By that measure, Biden flunked. Interrupted in the middle of what was supposed to be a day of love-bombing Israelis with speeches and other demonstrations of U.S. support, he kept Netanyahu and his wife waiting for 90 minutes into a scheduled dinner before issuing a statement that harshly criticized the interior ministry’s announcement. Biden chose to use a word -- “condemn” -- that is very rarely employed in U.S. statements about Israel, even though he and his staff knew that Netanyahu himself had been blindsided by the settlement announcement. So much for love bombs.

I'm sympathetic to Diehl's argument here, although I think the question then becomes why is it such the norm for Israeli officials to so blatantly sabotage diplomatic relations with Israel's most crucial ally? What does that say about the lopsided nature of America's rather transactional relationship with Israel?

Consider this: Biden flew over there, as Diehl claims, to assuage the Israelis. But of what? Has substantive, material aid to Israel changed since Obama's election? Israel is perceived as an occupier in the region, and America is often perceived as an enabler of that behavior, which makes us the target of anti-Americanism, Jihadism and terrorism. Whether those perceptions are valid or not isn't the point - they exist, and Obama will be the one left to deal with the regional fallout from the East Jerusalem announcement.

But hey, Bibi had to wait for 90 minutes.

There's another problem in the timing of the settlement expansion, as Shmuel Rosner explains:

Either one believes Netanyahu and his friends in government (saying it is all misunderstanding and bad timing).
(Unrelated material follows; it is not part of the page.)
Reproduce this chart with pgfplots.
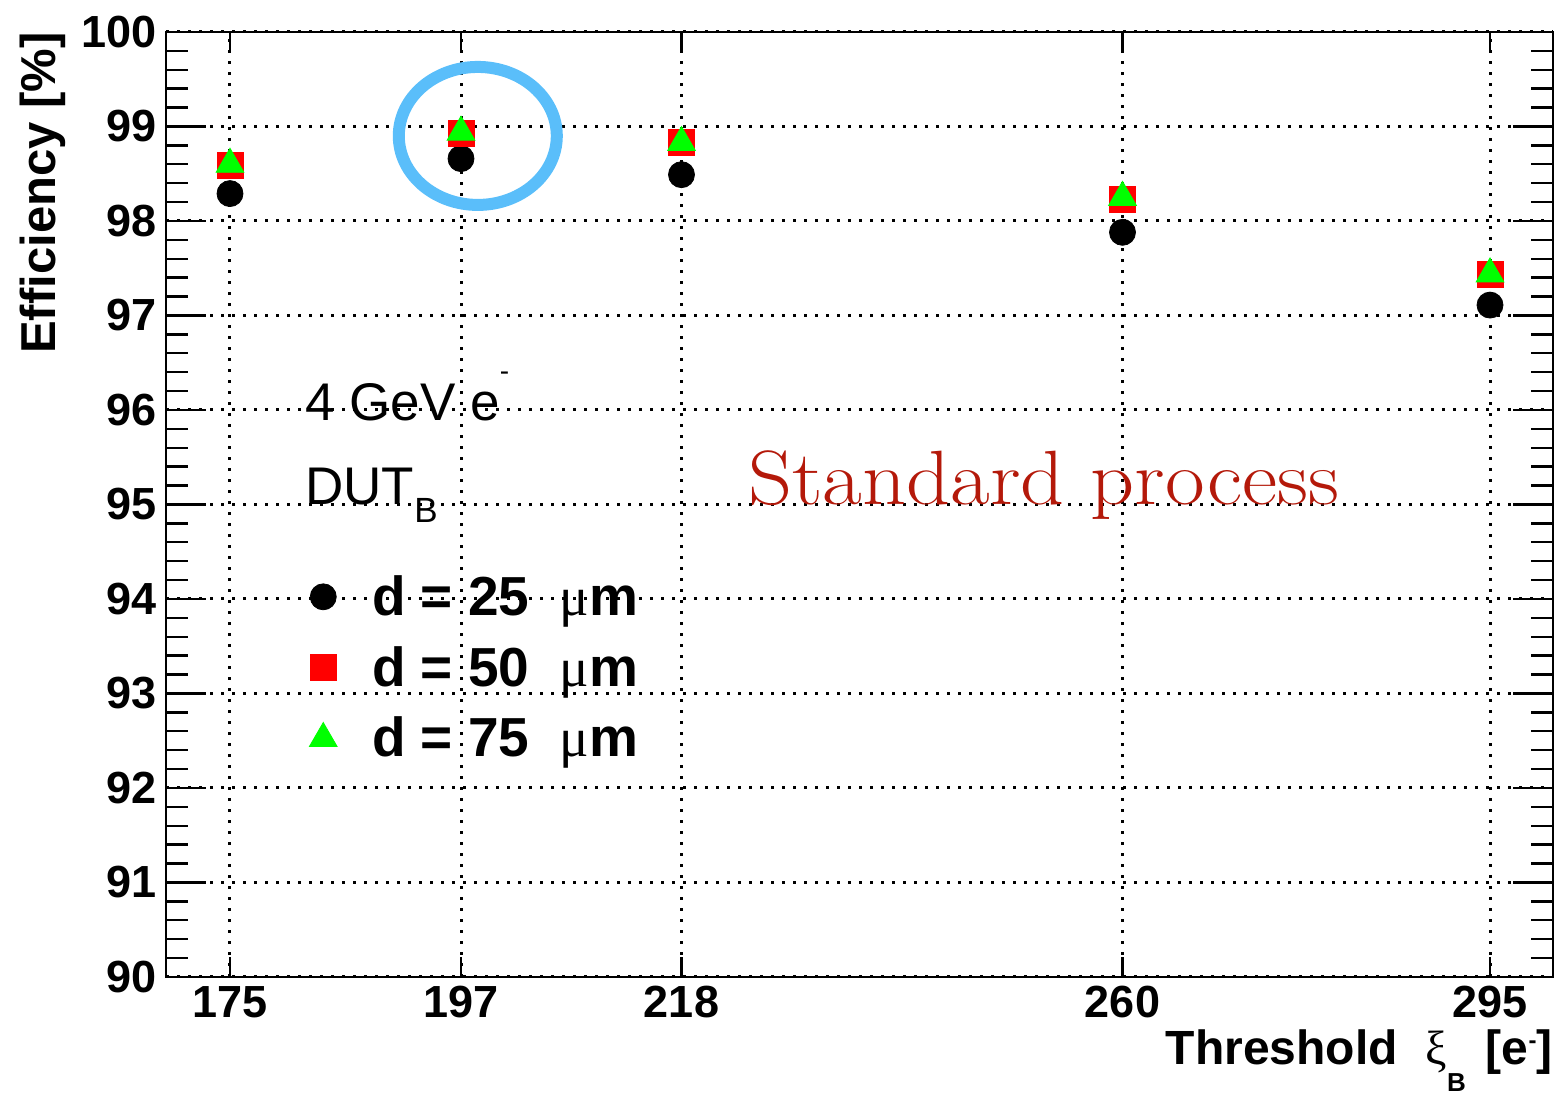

In such case, one should be concerned by Israel's chaotic decision-making process on delicate matters. Or - one might choose not to believe. One might think Netanyahu isn't telling the truth, or that Yishai is bluffing. If it's the former, one will conclude that Netanyahu has no intention of seriously exploring the just-announced peace negotiations. If it's the latter one will realize that Shas and Yishai are strong enough to toy with Netanyahu as much as they want - as much as embarrassing the American VP! - without paying a price. Not an encouraging thought.

And either way, Washington is left as arbiter of a peace plan with no willing participants. So tell me, who really needs some diplomatic love?